═══ Collected material ═══

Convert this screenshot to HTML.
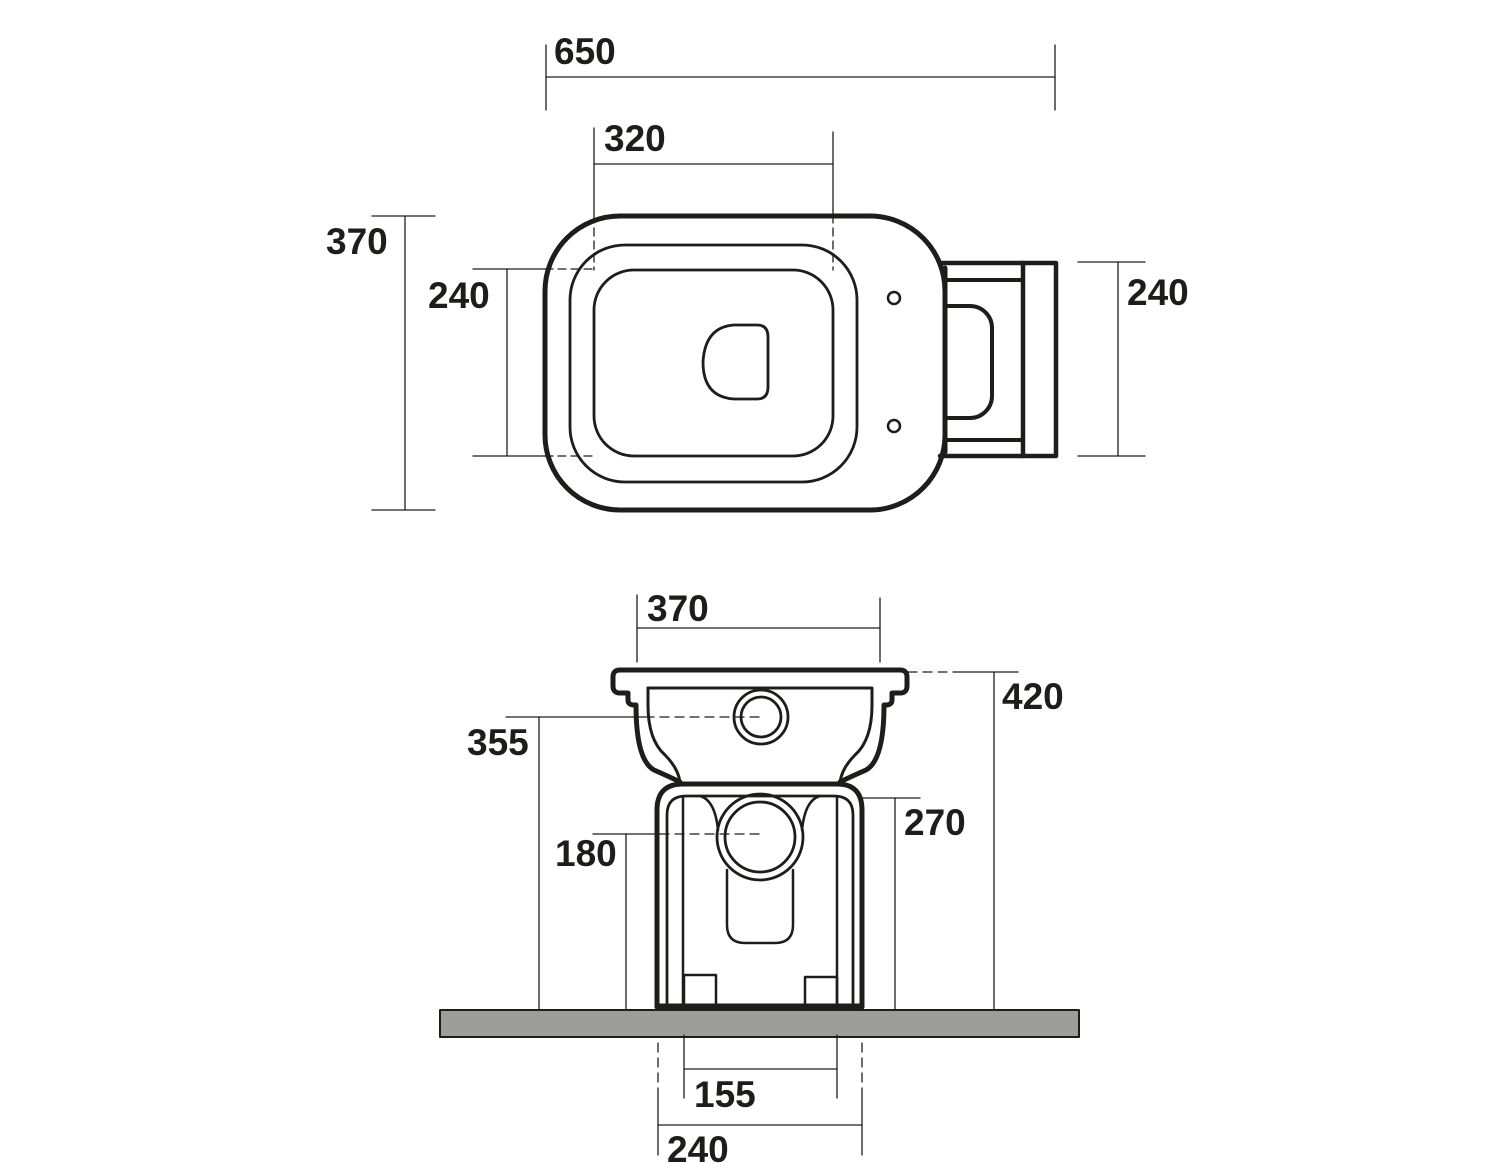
<!DOCTYPE html>
<html><head><meta charset="utf-8"><style>
html,body{margin:0;padding:0;background:#fff}
svg{display:block}
text{font-family:"Liberation Sans",Arial,sans-serif;font-weight:bold;font-size:37px;fill:#1d1d1b}
</style></head><body>
<svg width="1500" height="1163" viewBox="0 0 1500 1163" xmlns="http://www.w3.org/2000/svg">
<g fill="none" stroke="#1d1d1b" stroke-linecap="round" stroke-linejoin="round">
<!-- TOP VIEW -->
<path d="M620,216 H870 A75,75 0 0 1 945,291 V435 A75,75 0 0 1 870,510 H620 A75,75 0 0 1 545,435 V291 A75,75 0 0 1 620,216 Z" stroke-width="5"/>
<rect x="570" y="245" width="287" height="237" rx="55" stroke-width="2.8"/>
<rect x="594" y="270" width="239" height="186" rx="40" stroke-width="2.8"/>
<path d="M734,325 H757 Q768,325 768,337 V387 Q768,399 757,399 H734 Q703,397 703,362 Q705,327 734,325 Z" stroke-width="2.8"/>
<circle cx="894" cy="298" r="6" stroke-width="2.5"/>
<circle cx="894" cy="426" r="6" stroke-width="2.5"/>
<!-- tank -->
<path d="M940,263 H1056 V456 H940" stroke-width="4.5"/>
<line x1="1023" y1="263" x2="1023" y2="456" stroke-width="4.5"/>
<line x1="945" y1="280" x2="1023" y2="280" stroke-width="4"/>
<line x1="945" y1="440" x2="1023" y2="440" stroke-width="4"/>
<path d="M945,306 H970 A22,22 0 0 1 992,328 V396 A22,22 0 0 1 970,418 H945" stroke-width="4"/>
<line x1="945" y1="268" x2="945" y2="452" stroke-width="5"/>

<!-- dims top -->
<g stroke-width="1.3">
<line x1="546" y1="77" x2="1055" y2="77"/>
<line x1="546" y1="45" x2="546" y2="110"/>
<line x1="1055" y1="45" x2="1055" y2="110"/>
<line x1="594" y1="164" x2="833" y2="164"/>
<line x1="594" y1="128" x2="594" y2="215"/>
<line x1="833" y1="132" x2="833" y2="215"/>
<line x1="594" y1="215" x2="594" y2="270" stroke-dasharray="8,5"/>
<line x1="833" y1="215" x2="833" y2="270" stroke-dasharray="8,5"/>
<line x1="405" y1="216" x2="405" y2="510"/>
<line x1="372" y1="216" x2="435" y2="216"/>
<line x1="372" y1="510" x2="435" y2="510"/>
<line x1="507" y1="269" x2="507" y2="456"/>
<line x1="473" y1="269" x2="545" y2="269"/>
<line x1="473" y1="456" x2="545" y2="456"/>
<line x1="545" y1="269" x2="594" y2="269" stroke-dasharray="8,5"/>
<line x1="545" y1="456" x2="594" y2="456" stroke-dasharray="8,5"/>
<line x1="1118" y1="262" x2="1118" y2="456"/>
<line x1="1078" y1="262" x2="1145" y2="262"/>
<line x1="1078" y1="456" x2="1145" y2="456"/>
</g>

<!-- FRONT VIEW -->
<rect x="440" y="1010" width="639" height="27" fill="#9d9d9c" stroke-width="2"/>
<!-- rim & bowl -->
<path d="M680,782 Q670,777 654,770 Q636,760 636,705 H634 Q628,705 628,700 V693 H620 Q613,693 613,686 V677 Q613,670 620,670 H900 Q907,670 907,677 V686 Q907,693 900,693 H892 V700 Q892,705 886,705 H884 Q884,760 866,770 Q850,777 840,782" stroke-width="5"/>
<path d="M648,688 H872 V705 Q872,740 855,755 Q842,768 840,782" stroke-width="3"/>
<path d="M648,688 V705 Q648,740 665,755 Q678,768 680,782" stroke-width="3"/>
<circle cx="761" cy="717" r="27" stroke-width="2.8"/>
<circle cx="761" cy="717" r="20" stroke-width="2.8"/>
<!-- pedestal -->
<path d="M657,1007 V810 Q657,784 683,784 H837 Q862,784 862,810 V1007 Z" stroke-width="5"/>
<path d="M667,1005 V815 Q667,796 686,796 H834 Q853,796 853,815 V1005" stroke-width="2.8"/>
<line x1="683" y1="796" x2="683" y2="1005" stroke-width="2.5"/>
<line x1="837" y1="796" x2="837" y2="1005" stroke-width="2.5"/>
<path d="M700,796 Q715,800 718,830" stroke-width="2.5"/>
<path d="M820,796 Q805,800 802,830" stroke-width="2.5"/>
<circle cx="760" cy="837" r="43" stroke-width="2.8"/>
<circle cx="760" cy="837" r="35" stroke-width="2.8"/>
<path d="M727,870 V925 Q727,943 745,943 H775 Q793,943 793,925 V870" stroke-width="2.5"/>
<rect x="684" y="975" width="32" height="30" stroke-width="2.5"/>
<rect x="805" y="977" width="32" height="28" stroke-width="2.5"/>
<line x1="657" y1="1006" x2="862" y2="1006" stroke-width="5"/>

<!-- dims front -->
<g stroke-width="1.3">
<line x1="637" y1="628" x2="880" y2="628"/>
<line x1="637" y1="595" x2="637" y2="662"/>
<line x1="880" y1="598" x2="880" y2="662"/>
<line x1="994" y1="672" x2="994" y2="1010"/>
<line x1="955" y1="672" x2="1018" y2="672"/>
<line x1="908" y1="672" x2="955" y2="672" stroke-dasharray="9,6"/>
<line x1="539" y1="717" x2="539" y2="1010"/>
<line x1="506" y1="717" x2="645" y2="717"/>
<line x1="645" y1="717" x2="760" y2="717" stroke-dasharray="9,6"/>
<line x1="895" y1="798" x2="895" y2="1010"/>
<line x1="862" y1="798" x2="920" y2="798"/>
<line x1="626" y1="834" x2="626" y2="1010"/>
<line x1="593" y1="834" x2="660" y2="834"/>
<line x1="660" y1="834" x2="760" y2="834" stroke-dasharray="9,6"/>
<line x1="684" y1="1069" x2="837" y2="1069"/>
<line x1="684" y1="1035" x2="684" y2="1098"/>
<line x1="837" y1="1035" x2="837" y2="1098"/>
<line x1="658" y1="1125" x2="862" y2="1125"/>
<line x1="658" y1="1043" x2="658" y2="1090" stroke-dasharray="9,6"/>
<line x1="862" y1="1043" x2="862" y2="1090" stroke-dasharray="9,6"/>
<line x1="658" y1="1090" x2="658" y2="1155"/>
<line x1="862" y1="1090" x2="862" y2="1155"/>
</g>
</g>
<text x="554" y="64">650</text>
<text x="604" y="151">320</text>
<text x="326" y="254">370</text>
<text x="428" y="308">240</text>
<text x="1127" y="305">240</text>
<text x="647" y="621">370</text>
<text x="1002" y="709">420</text>
<text x="467" y="755">355</text>
<text x="904" y="835">270</text>
<text x="555" y="866">180</text>
<text x="694" y="1107">155</text>
<text x="667" y="1162">240</text>
</svg>
</body></html>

═══

**Problem:**
Do not copy the pictures, but repeat every line exactly.

**Response to this task:**
Convert this screenshot to HTML.
<!DOCTYPE html>
<html><head><meta charset="utf-8"><style>
html,body{margin:0;padding:0;background:#fff}
svg{display:block}
text{font-family:"Liberation Sans",Arial,sans-serif;font-weight:bold;font-size:37px;fill:#1d1d1b}
</style></head><body>
<svg width="1500" height="1163" viewBox="0 0 1500 1163" xmlns="http://www.w3.org/2000/svg">
<g fill="none" stroke="#1d1d1b" stroke-linecap="round" stroke-linejoin="round">
<!-- TOP VIEW -->
<path d="M620,216 H870 A75,75 0 0 1 945,291 V435 A75,75 0 0 1 870,510 H620 A75,75 0 0 1 545,435 V291 A75,75 0 0 1 620,216 Z" stroke-width="5"/>
<rect x="570" y="245" width="287" height="237" rx="55" stroke-width="2.8"/>
<rect x="594" y="270" width="239" height="186" rx="40" stroke-width="2.8"/>
<path d="M734,325 H757 Q768,325 768,337 V387 Q768,399 757,399 H734 Q703,397 703,362 Q705,327 734,325 Z" stroke-width="2.8"/>
<circle cx="894" cy="298" r="6" stroke-width="2.5"/>
<circle cx="894" cy="426" r="6" stroke-width="2.5"/>
<!-- tank -->
<path d="M940,263 H1056 V456 H940" stroke-width="4.5"/>
<line x1="1023" y1="263" x2="1023" y2="456" stroke-width="4.5"/>
<line x1="945" y1="280" x2="1023" y2="280" stroke-width="4"/>
<line x1="945" y1="440" x2="1023" y2="440" stroke-width="4"/>
<path d="M945,306 H970 A22,22 0 0 1 992,328 V396 A22,22 0 0 1 970,418 H945" stroke-width="4"/>
<line x1="945" y1="268" x2="945" y2="452" stroke-width="5"/>

<!-- dims top -->
<g stroke-width="1.3">
<line x1="546" y1="77" x2="1055" y2="77"/>
<line x1="546" y1="45" x2="546" y2="110"/>
<line x1="1055" y1="45" x2="1055" y2="110"/>
<line x1="594" y1="164" x2="833" y2="164"/>
<line x1="594" y1="128" x2="594" y2="215"/>
<line x1="833" y1="132" x2="833" y2="215"/>
<line x1="594" y1="215" x2="594" y2="270" stroke-dasharray="8,5"/>
<line x1="833" y1="215" x2="833" y2="270" stroke-dasharray="8,5"/>
<line x1="405" y1="216" x2="405" y2="510"/>
<line x1="372" y1="216" x2="435" y2="216"/>
<line x1="372" y1="510" x2="435" y2="510"/>
<line x1="507" y1="269" x2="507" y2="456"/>
<line x1="473" y1="269" x2="545" y2="269"/>
<line x1="473" y1="456" x2="545" y2="456"/>
<line x1="545" y1="269" x2="594" y2="269" stroke-dasharray="8,5"/>
<line x1="545" y1="456" x2="594" y2="456" stroke-dasharray="8,5"/>
<line x1="1118" y1="262" x2="1118" y2="456"/>
<line x1="1078" y1="262" x2="1145" y2="262"/>
<line x1="1078" y1="456" x2="1145" y2="456"/>
</g>

<!-- FRONT VIEW -->
<rect x="440" y="1010" width="639" height="27" fill="#9d9d9c" stroke-width="2"/>
<!-- rim & bowl -->
<path d="M680,782 Q670,777 654,770 Q636,760 636,705 H634 Q628,705 628,700 V693 H620 Q613,693 613,686 V677 Q613,670 620,670 H900 Q907,670 907,677 V686 Q907,693 900,693 H892 V700 Q892,705 886,705 H884 Q884,760 866,770 Q850,777 840,782" stroke-width="5"/>
<path d="M648,688 H872 V705 Q872,740 855,755 Q842,768 840,782" stroke-width="3"/>
<path d="M648,688 V705 Q648,740 665,755 Q678,768 680,782" stroke-width="3"/>
<circle cx="761" cy="717" r="27" stroke-width="2.8"/>
<circle cx="761" cy="717" r="20" stroke-width="2.8"/>
<!-- pedestal -->
<path d="M657,1007 V810 Q657,784 683,784 H837 Q862,784 862,810 V1007 Z" stroke-width="5"/>
<path d="M667,1005 V815 Q667,796 686,796 H834 Q853,796 853,815 V1005" stroke-width="2.8"/>
<line x1="683" y1="796" x2="683" y2="1005" stroke-width="2.5"/>
<line x1="837" y1="796" x2="837" y2="1005" stroke-width="2.5"/>
<path d="M700,796 Q715,800 718,830" stroke-width="2.5"/>
<path d="M820,796 Q805,800 802,830" stroke-width="2.5"/>
<circle cx="760" cy="837" r="43" stroke-width="2.8"/>
<circle cx="760" cy="837" r="35" stroke-width="2.8"/>
<path d="M727,870 V925 Q727,943 745,943 H775 Q793,943 793,925 V870" stroke-width="2.5"/>
<rect x="684" y="975" width="32" height="30" stroke-width="2.5"/>
<rect x="805" y="977" width="32" height="28" stroke-width="2.5"/>
<line x1="657" y1="1006" x2="862" y2="1006" stroke-width="5"/>

<!-- dims front -->
<g stroke-width="1.3">
<line x1="637" y1="628" x2="880" y2="628"/>
<line x1="637" y1="595" x2="637" y2="662"/>
<line x1="880" y1="598" x2="880" y2="662"/>
<line x1="994" y1="672" x2="994" y2="1010"/>
<line x1="955" y1="672" x2="1018" y2="672"/>
<line x1="908" y1="672" x2="955" y2="672" stroke-dasharray="9,6"/>
<line x1="539" y1="717" x2="539" y2="1010"/>
<line x1="506" y1="717" x2="645" y2="717"/>
<line x1="645" y1="717" x2="760" y2="717" stroke-dasharray="9,6"/>
<line x1="895" y1="798" x2="895" y2="1010"/>
<line x1="862" y1="798" x2="920" y2="798"/>
<line x1="626" y1="834" x2="626" y2="1010"/>
<line x1="593" y1="834" x2="660" y2="834"/>
<line x1="660" y1="834" x2="760" y2="834" stroke-dasharray="9,6"/>
<line x1="684" y1="1069" x2="837" y2="1069"/>
<line x1="684" y1="1035" x2="684" y2="1098"/>
<line x1="837" y1="1035" x2="837" y2="1098"/>
<line x1="658" y1="1125" x2="862" y2="1125"/>
<line x1="658" y1="1043" x2="658" y2="1090" stroke-dasharray="9,6"/>
<line x1="862" y1="1043" x2="862" y2="1090" stroke-dasharray="9,6"/>
<line x1="658" y1="1090" x2="658" y2="1155"/>
<line x1="862" y1="1090" x2="862" y2="1155"/>
</g>
</g>
<text x="554" y="64">650</text>
<text x="604" y="151">320</text>
<text x="326" y="254">370</text>
<text x="428" y="308">240</text>
<text x="1127" y="305">240</text>
<text x="647" y="621">370</text>
<text x="1002" y="709">420</text>
<text x="467" y="755">355</text>
<text x="904" y="835">270</text>
<text x="555" y="866">180</text>
<text x="694" y="1107">155</text>
<text x="667" y="1162">240</text>
</svg>
</body></html>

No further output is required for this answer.